Le «Sommet nucléaire» au Dolder

Ce vendredi 27 juin, tout l’Occident semblait s’être donné rendez-vous au Dolder Grand à Zurich. La société d’investissement Arnova avait convié au «Nuclear Summit», sur invitation relayée par la Weltwoche.

Le Energie Club Suisse était présent – et pas à n’importe quelle place : notre membre du comité d’initiative, Daniel Aegerter, participait au panel d’ouverture, aux côtés de Lukas Aebi du Forum nucléaire, d’un Suédois de la société Studsvik et d’un Polonais. Roger Köppel animait la discussion. Le titre du panel: «L’avenir du nucléaire». L’ambiance était euphorique, on parlait même de «rupture de barrage». Pourquoi? Parce que le président américain Donald Trump avait signé, quelques jours plus tôt, une série de décrets facilitant non seulement le développement et la construction de nouvelles centrales nucléaires, mais les accélérant activement. Les autorités jusqu’ici frileuses reçoivent des instructions claires. Selon Aegerter – investisseur dans la start-up Oklo – les premières conséquences positives se font déjà sentir.

La suite de la journée fut riche en projets et idées. Un thème largement discuté fut celui des centres de données, récemment désignés comme «gouffres énergétiques». Ils ont besoin d’une alimentation électrique fiable – et sont prêts à en payer le prix. Ainsi, Microsoft a signé un contrat d’approvisionnement d’électricité de 20 ans avec le géant énergétique Constellation. En parallèle, l’entreprise investit 1,6 milliard de dollars pour relancer la centrale nucléaire Three Mile Island 1, arrêtée en 2019 pour des raisons économiques. La remise en service est prévue pour 2027. Microsoft s’est engagé à acheter toute l’électricité produite.

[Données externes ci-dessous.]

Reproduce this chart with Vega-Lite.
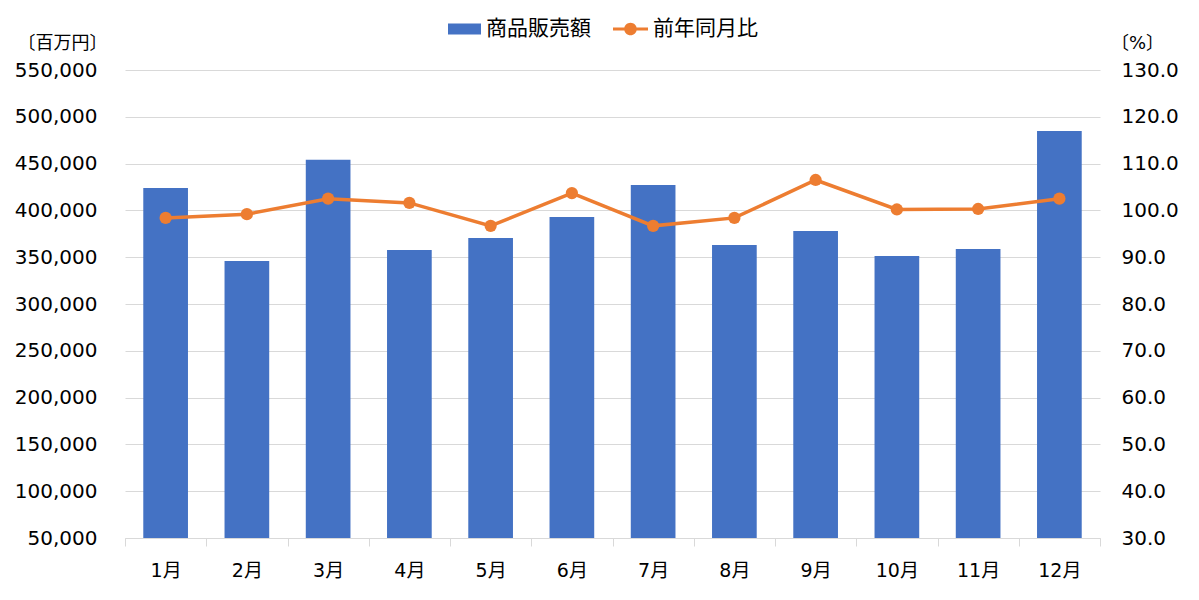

Il y eut aussi des instants de comique involontaire : dans un panel, deux développeurs (Dual Fluid et Copenhagen Atomics) se disputaient pour savoir qui pourrait proposer le courant à 2 centimes d’euro, tandis qu’un troisième (Transatomic) rendait volontairement son réacteur plus coûteux en y ajoutant un accélérateur de protons. Ou encore ce moment où un intervenant demandait quand les Américains allaient enfin mettre en service un SMR, et le représentant américain répondait avec flegme: «Nous construisons des SMR depuis plus de 60 ans – sur des sous-marins et des porte-avions».

Le ton montait quelque peu lorsque les promoteurs de la fusion nucléaire s’aventuraient dans des affirmations douteuses. L’un d’eux leva son verre d’eau et déclara: «Voici le carburant de nos centrales à fusion !». Certes, la fusion nécessite du deutérium, présent dans l’eau à raison de 0,01%, mais aussi du tritium, isotope rare dans la nature, qu’il faut produire à partir de lithium.

La vedette du jour fut sans conteste Jake DeWitte, chef du projet «Oklo», probablement l’initiative la plus prometteuse du sommet. Il était présent dans le Bureau ovale lors de la signature des décrets mentionnés. Il présenta son projet avec passion : la résurrection du «réacteur rapide intégral» (IFR), abandonné dans les années 1990 par l’administration Clinton – probablement sous la pression des compagnies pétrolières. Cette technologie produit presque pas de déchets radioactifs, hormis les produits de fission. Elle utilise l’uranium, le plutonium et les transuraniens comme combustible. Le retraitement s’effectue sur site – plus besoin de transports de «déchets nucléaires». À noter : on ne pourra pas acheter une centrale Oklo. C’est la société Oklo Ltd. qui les exploitera et vendra l’électricité produite.

Enfin, Daniel Aegerter eut l’occasion d’interviewer Jake DeWitte pendant une demi-heure. Il ouvrit la conversation par une remarque pleine de malice: «Let’s talk about love» – allusion au fait qu’Oklo est le fruit du travail conjoint de Caroline et Jake DeWitte, couple dans la vie comme dans le projet. Mais aussi l’amour de l’énergie nucléaire fut évoqué. D’où vient-il? Comment le justifier? L’énergie nucléaire est une innovation d’époque. C’est le deuxième feu. Le premier nous a rendus humains. Le deuxième pourrait ouvrir une nouvelle ère de l’histoire de l’humanité.

C’est ainsi que le «Nuclear Summit» s’acheva – presque sur une note philosophique.